RATING: Accurate? Inaccurate? Neither? Maybe a little bit of everything?

  • Most of the interesting things in life are affected by randomness.
  • Some things can be sort-of accurate and sort-of not. Shades of grey are everywhere.
  • Even straightforward facts have context – and sometimes that context tells you far more than a simple ‘true’ or ‘false’.

On May 18, DUP MLA Emma Little-Pengelly tweeted: “A gentle reminder, the nationalist vote has not increased since 1998.”

She received the following reply:

So, in the 1998 Assembly elections, the nationalist first preference vote share was 39.6%. In this May’s elections, the share was 40.3% – therefore Ms Little-Pengelly was wrong?

Actually, not quite…


Statistical significance is the idea that some change in some specific data under different circumstances (including through the passage of time) is not a matter of coincidence.

In other words, the change is not simply random chance – what is sometimes called “statistical noise”. Instead, the altered circumstances have very likely played a role in the change in data.

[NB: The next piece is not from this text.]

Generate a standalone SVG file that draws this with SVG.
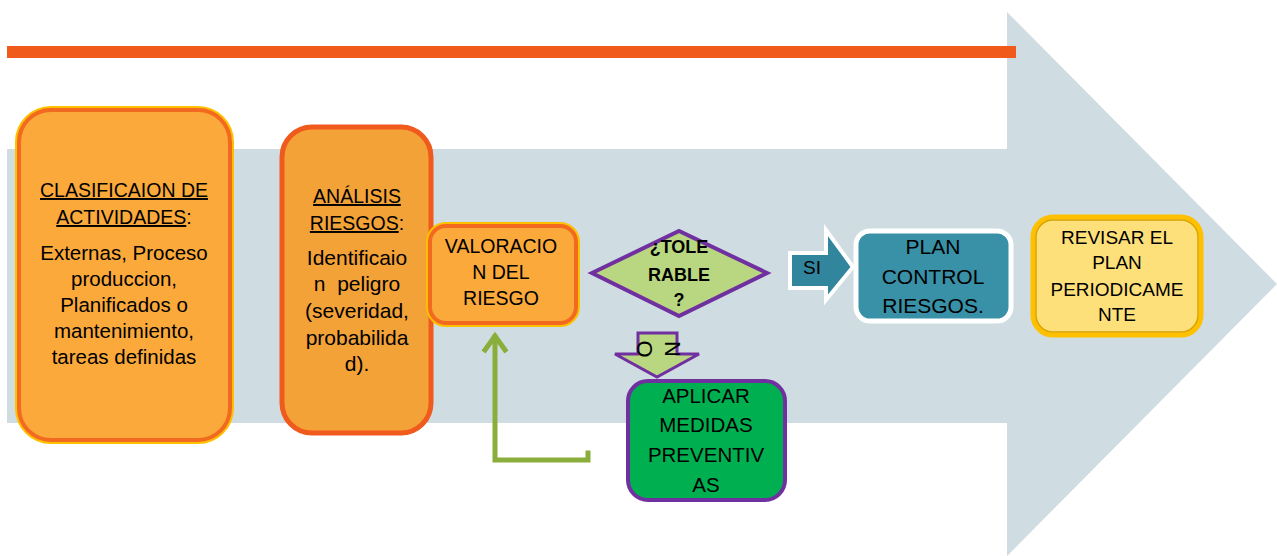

For example, if you plant 1,000 hardy perennial wildflowers in a field one year and the next year only 983 grow, you would not say that your wildflower meadow faces inevitable decline.

That’s because it’s unlikely that such a small reduction in blooms is statistically significant. Your meadow might be doomed – you might have been freakishly lucky to get that many flowers in year two – but you wouldn’t conclude that from the available information.

In 1998, the nationalist vote share was 39.6%. In 2022, it was 40.3%. This could stem from an upward trend in vote share over time. However, it absolutely could just be “noise”.

A similar thing can be seen when considering the percentage of seats won by nationalist candidates in NI Assembly elections since 1998.

Pic: From the BBC

You could point out the fact that the green line goes down and up, up and down. Or you could say it’s basically flat and that all the variations are just noise, and not statistically significant.

If you want a more formal, more strictly accurate and more unwieldy explanation of statistical significance (featuring the null hypothesis, p-values, confidence intervals – all the hits) this primer from National Centre for Biotechnology Information in the USA is about as clear as you are going to get.

Back to our own example, and Twitter…

Not a Fact Check

We could have fact checked Emma Little-Pengelly’s claim, or the counterclaim (note that the people involved carried on their discussion and found common ground re. statistical significance).

What would we have said? We could have deemed it inaccurate with consideration – emphasis on consideration – because 40.3% is bigger than 39.6%. We could have called it accurate with consideration (again, emphasis on consideration) because, although 40.3% is higher than 39.6%, this could simply be statistical noise.

Fact checks are very useful. The ratings provided within those checks are also very useful. However, it’s important to always read the article. Context can be just as important as the rating itself.

In this example, the context is actually far more illuminating than any rating. Hence, this is not a fact check.